### OBJECTIVE
Nothing but the lines from the top of the data to the line holding "total_zumbi = [63.4, 31.7, 10.6, 52.8, 21.1, None, 52.8, 52.8]" should be printed, word for word and both ends included; leave the pictures out.
-- START --
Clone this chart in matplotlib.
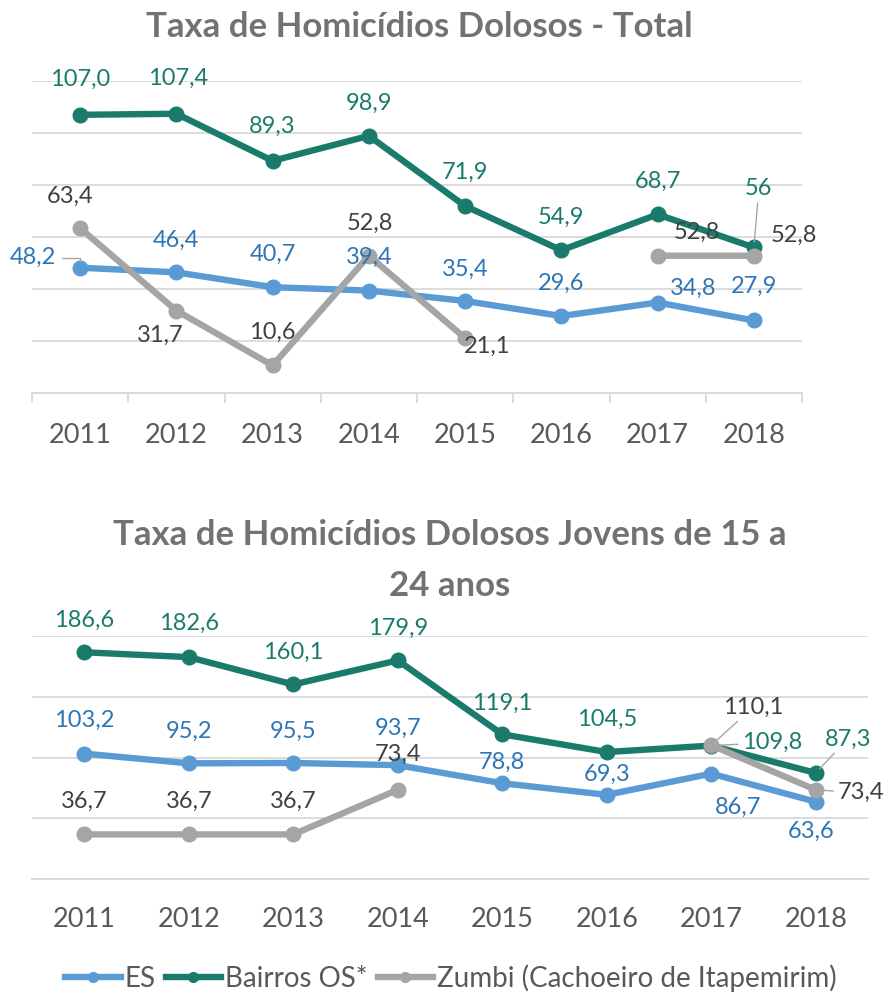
import numpy as np
import matplotlib
matplotlib.use("Agg")
import matplotlib.pyplot as plt
from matplotlib.lines import Line2D

plt.rcParams['font.family'] = ['Lato', 'DejaVu Sans']

# ---------------- data ----------------
years = ['2011', '2012', '2013', '2014', '2015', '2016', '2017', '2018']
series_names = ['ES', 'Bairros OS*', 'Zumbi (Cachoeiro de Itapemirim)']

total_es = [48.2, 46.4, 40.7, 39.4, 35.4, 29.6, 34.8, 27.9]
total_bairros = [107.0, 107.4, 89.3, 98.9, 71.9, 54.9, 68.7, 56]
total_zumbi = [63.4, 31.7, 10.6, 52.8, 21.1, None, 52.8, 52.8]

jovens_es = [103.2, 95.2, 95.5, 93.7, 78.8, 69.3, 86.7, 63.6]
jovens_bairros = [186.6, 182.6, 160.1, 179.9, 119.1, 104.5, 109.8, 87.3]
jovens_zumbi = [36.7, 36.7, 36.7, 73.4, None, None, 110.1, 73.4]

title_total = 'Taxa de Homicídios Dolosos - Total'
title_jovens = ['Taxa de Homicídios Dolosos Jovens de 15 a', '24 anos']

# ---------------- styles ----------------
line_colors = ['#5B9BD5', '#1A7B6C', '#A5A5A5']
label_colors = ['#2E75B6', '#1A7B6C', '#404040']
grid_color = '#D9D9D9'
title_color = '#767171'
tick_color = '#595959'

# label offsets in pixels (dx, dy), y up
off_total = [
    [(-47, 10), (0, 32), (0, 33), (0, 33), (0, 32), (0, 33), (36, 14), (0, 34)],
    [(0, 35), (2, 35), (0, 34), (0, 33), (0, 34), (0, 33), (0, 33), (5, 59)],
    [(-10, 32), (-16, -25), (0, 33), (1, 32), (22, -8), None, (39, 23), (40, 20)],
]
lead_total = {(0, 0): 'angle', (1, 7): 'straight'}
off_jovens = [
    [(0, 33), (0, 32), (0, 32), (0, 37), (0, 21), (0, 20), (27, -34), (-5, -30)],
    [(0, 32), (0, 34), (0, 32), (0, 32), (0, 31), (0, 33), (61, 3), (32, 34)],
    [(0, 33), (0, 33), (0, 33), (0, 35), None, None, (42, 38), (45, -3)],
]
lead_jovens = {(1, 6): 'straight', (1, 7): 'straight', (2, 6): 'straight', (2, 7): 'straight'}

W, H = 888, 998
fig = plt.figure(figsize=(W / 100, H / 100), dpi=100)
ax1 = fig.add_axes([32 / W, 1 - 393 / H, 770 / W, 312 / H])
ax2 = fig.add_axes([32 / W, 1 - 879 / H, 836 / W, 243 / H])


def fmt(v):
    if isinstance(v, int):
        return str(v)
    return f'{v:.1f}'.replace('.', ',')


def draw(ax, data, offsets, leaders, ymax, ystep, minor_ticks, pad):
    x = np.arange(len(years))
    for s, vals in enumerate(data):
        y = np.array([np.nan if v is None else v for v in vals], dtype=float)
        ax.plot(x, y, color=line_colors[s], lw=4.6, marker='o', ms=10.5,
                solid_capstyle='round', zorder=3 + s * 0.1, clip_on=False)
    for s, vals in enumerate(data):
        for i, v in enumerate(vals):
            if v is None:
                continue
            kw = {}
            lead = leaders.get((s, i))
            if lead == 'straight':
                kw['arrowprops'] = dict(arrowstyle='-', color='#A6A6A6', lw=1.0,
                                        shrinkA=1, shrinkB=4)
            elif lead == 'angle':
                kw['arrowprops'] = dict(arrowstyle='-', color='#A6A6A6', lw=1.0,
                                        shrinkA=2, shrinkB=5,
                                        connectionstyle='angle,angleA=0,angleB=90,rad=0')
            ax.annotate(fmt(v), xy=(i, v), xytext=offsets[s][i],
                        textcoords='offset pixels', ha='center', va='center',
                        fontsize=17, color=label_colors[s], zorder=6,
                        annotation_clip=False, **kw)
    ax.set_xlim(-0.5, len(years) - 0.5)
    ax.set_ylim(0, ymax)
    ax.set_yticks(np.arange(0, ymax + 1, ystep))
    ax.yaxis.grid(True, color=grid_color, lw=1.3)
    ax.set_axisbelow(True)
    ax.tick_params(axis='y', left=False, labelleft=False)
    ax.set_xticks(x)
    ax.set_xticklabels(years, fontsize=19.5, color=tick_color)
    for sp in ['left', 'right', 'top']:
        ax.spines[sp].set_visible(False)
    ax.spines['bottom'].set_color(grid_color)
    ax.spines['bottom'].set_linewidth(1.3)
    if minor_ticks:
        ax.set_xticks(np.arange(-0.5, len(years), 1.0), minor=True)
        ax.tick_params(axis='x', which='minor', length=7.5, width=1.3,
                       color=grid_color, direction='out')
    ax.tick_params(axis='x', which='major', length=0, pad=pad)


draw(ax1, [total_es, total_bairros, total_zumbi], off_total, lead_total, 120, 20, True, 21.5)
draw(ax2, [jovens_es, jovens_bairros, jovens_zumbi], off_jovens, lead_jovens, 200, 50, False, 20)

fig.text(419 / W, 1 - 27 / H, title_total, ha='center', va='center',
         fontsize=25, fontweight='bold', color=title_color)
fig.text(450 / W, 1 - 535 / H, title_jovens[0], ha='center', va='center',
         fontsize=25, fontweight='bold', color=title_color)
fig.text(450 / W, 1 - 586 / H, title_jovens[1], ha='center', va='center',
         fontsize=25, fontweight='bold', color=title_color)

handles = [Line2D([0], [0], color=c, lw=4.6, marker='o', ms=7) for c in line_colors]
fig.legend(handles, series_names, loc='center', bbox_to_anchor=(451 / W, 1 - 978 / H),
           ncol=3, frameon=False, fontsize=20, handlelength=2.0, handletextpad=0.15,
           columnspacing=0.35, labelcolor=tick_color)

fig.savefig('out.png', dpi=100, facecolor='white')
-- END --
### THE REPLY
Clone this chart in matplotlib.
import numpy as np
import matplotlib
matplotlib.use("Agg")
import matplotlib.pyplot as plt
from matplotlib.lines import Line2D

plt.rcParams['font.family'] = ['Lato', 'DejaVu Sans']

# ---------------- data ----------------
years = ['2011', '2012', '2013', '2014', '2015', '2016', '2017', '2018']
series_names = ['ES', 'Bairros OS*', 'Zumbi (Cachoeiro de Itapemirim)']

total_es = [48.2, 46.4, 40.7, 39.4, 35.4, 29.6, 34.8, 27.9]
total_bairros = [107.0, 107.4, 89.3, 98.9, 71.9, 54.9, 68.7, 56]
total_zumbi = [63.4, 31.7, 10.6, 52.8, 21.1, None, 52.8, 52.8]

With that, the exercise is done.